_Provided data:_
○ ○ ○ ○ ○ ○ ○
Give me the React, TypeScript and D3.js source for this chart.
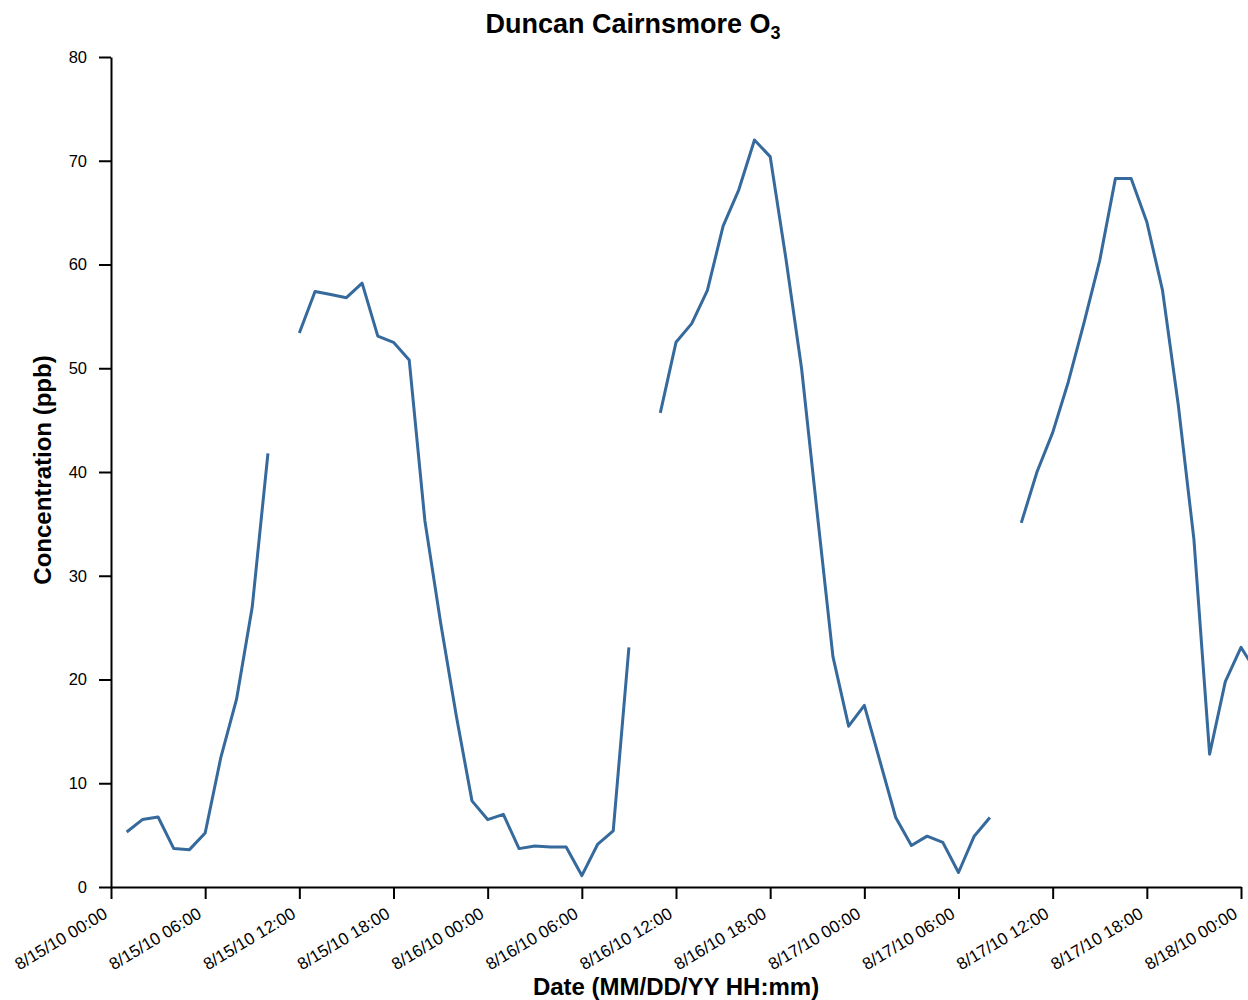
import React, { useEffect, useRef } from "react";
import * as d3 from "d3";

// Hourly O3 readings starting 8/15/10 00:00 (UTC-based clock), null = missing
const startTime = Date.UTC(2010, 7, 15, 0, 0);
const endTime = Date.UTC(2010, 7, 18, 0, 0);
const o3Values: (number | null)[] = [
  null, 5.3, 6.5, 6.75, 3.7, 3.6, 5.2, 12.5, 18.1, 27.0, 41.8, null,
  53.4, 57.4, 57.1, 56.8, 58.2, 53.1, 52.5, 50.8, 35.3, 25.5, 16.5, 8.3,
  6.5, 7.0, 3.7, 3.95, 3.85, 3.85, 1.1, 4.1, 5.4, 23.1, null, 45.7,
  52.5, 54.3, 57.5, 63.7, 67.2, 72.0, 70.4, 60.6, 50.0, 36.0, 22.2, 15.5,
  17.5, 12.1, 6.7, 4.0, 4.9, 4.3, 1.4, 4.9, 6.7, null, 35.1, 40.0,
  43.8, 48.7, 54.4, 60.4, 68.3, 68.3, 64.1, 57.5, 46.5, 33.5, 12.8, 19.8,
  23.1, 20.7,
];
const yTicks = [0, 10, 20, 30, 40, 50, 60, 70, 80];
const titleMain = "Duncan Cairnsmore O";
const titleSub = "3";
const xTitle = "Date (MM/DD/YY HH:mm)";
const yTitle = "Concentration (ppb)";

const W = 1248;
const H = 1000;
const M = { left: 111, right: 7, top: 57, bottom: 113 };
const FONT = "'Liberation Sans', Arial, Helvetica, sans-serif";

export default function App() {
  const ref = useRef<SVGSVGElement>(null);

  useEffect(() => {
    const svg = d3.select(ref.current);
    svg.selectAll("*").remove();

    const data = o3Values.map((v, i) => ({ t: new Date(startTime + i * 3600000), v }));

    const x = d3
      .scaleUtc()
      .domain([new Date(startTime), new Date(endTime)])
      .range([M.left, W - M.right]);
    const y = d3.scaleLinear().domain([0, 80]).range([H - M.bottom, M.top]);

    const fmt = d3.utcFormat("%-m/%d/%y %H:%M");

    // X axis
    const gx = svg
      .append("g")
      .attr("transform", `translate(0,${H - M.bottom})`)
      .call(
        d3
          .axisBottom(x)
          .ticks(d3.utcHour.every(6))
          .tickFormat((d: any) => fmt(d))
          .tickSize(12)
          .tickSizeOuter(0)
      );
    gx.select(".domain").attr("stroke", "#000").attr("stroke-width", 2);
    gx.selectAll(".tick line").attr("stroke", "#000").attr("stroke-width", 2);
    gx.selectAll(".tick text")
      .attr("font-family", FONT)
      .attr("font-size", 17)
      .attr("fill", "#000")
      .attr("text-anchor", "end")
      .attr("dy", null)
      .attr("y", 0)
      .attr("transform", "translate(-3,30) rotate(-31)");

    // Y axis
    const gy = svg
      .append("g")
      .attr("transform", `translate(${M.left},0)`)
      .call(d3.axisLeft(y).tickValues(yTicks).tickSize(12).tickPadding(12).tickSizeOuter(0));
    gy.select(".domain").attr("stroke", "#000").attr("stroke-width", 2);
    gy.selectAll(".tick line").attr("stroke", "#000").attr("stroke-width", 2);
    gy.selectAll(".tick text")
      .attr("font-family", FONT)
      .attr("font-size", 16.5)
      .attr("fill", "#000");

    // Line
    const line = d3
      .line<{ t: Date; v: number | null }>()
      .defined((d) => d.v != null)
      .x((d) => x(d.t))
      .y((d) => y(d.v as number));
    svg
      .append("path")
      .datum(data)
      .attr("fill", "none")
      .attr("stroke", "#36699c")
      .attr("stroke-width", 3)
      .attr("stroke-linejoin", "round")
      .attr("d", line as any);

    // Title
    const title = svg
      .append("text")
      .attr("x", 633)
      .attr("y", 33)
      .attr("text-anchor", "middle")
      .attr("font-family", FONT)
      .attr("font-weight", "bold")
      .attr("font-size", 27)
      .attr("fill", "#000");
    title.append("tspan").text(titleMain);
    title.append("tspan").attr("font-size", 18).attr("dy", 6).text(titleSub);

    // Axis titles
    svg
      .append("text")
      .attr("x", (M.left + W - M.right) / 2)
      .attr("y", 995)
      .attr("text-anchor", "middle")
      .attr("font-family", FONT)
      .attr("font-weight", "bold")
      .attr("font-size", 24)
      .attr("fill", "#000")
      .text(xTitle);
    svg
      .append("text")
      .attr("transform", `translate(51,${470}) rotate(-90)`)
      .attr("text-anchor", "middle")
      .attr("font-family", FONT)
      .attr("font-weight", "bold")
      .attr("font-size", 24)
      .attr("fill", "#000")
      .text(yTitle);
  }, []);

  return (
    <svg
      ref={ref}
      width={W}
      height={H}
      style={{ position: "absolute", left: 0, top: 0, display: "block", background: "#fff" }}
    />
  );
}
○ ○ ○ ○ ○ ○ ○
_What the task requires:_ Please repeat exactly the data above from its first line to the line that contains "import * as", inclusive, and leave every picture out.

_Complete response:_
Give me the React, TypeScript and D3.js source for this chart.
import React, { useEffect, useRef } from "react";
import * as d3 from "d3";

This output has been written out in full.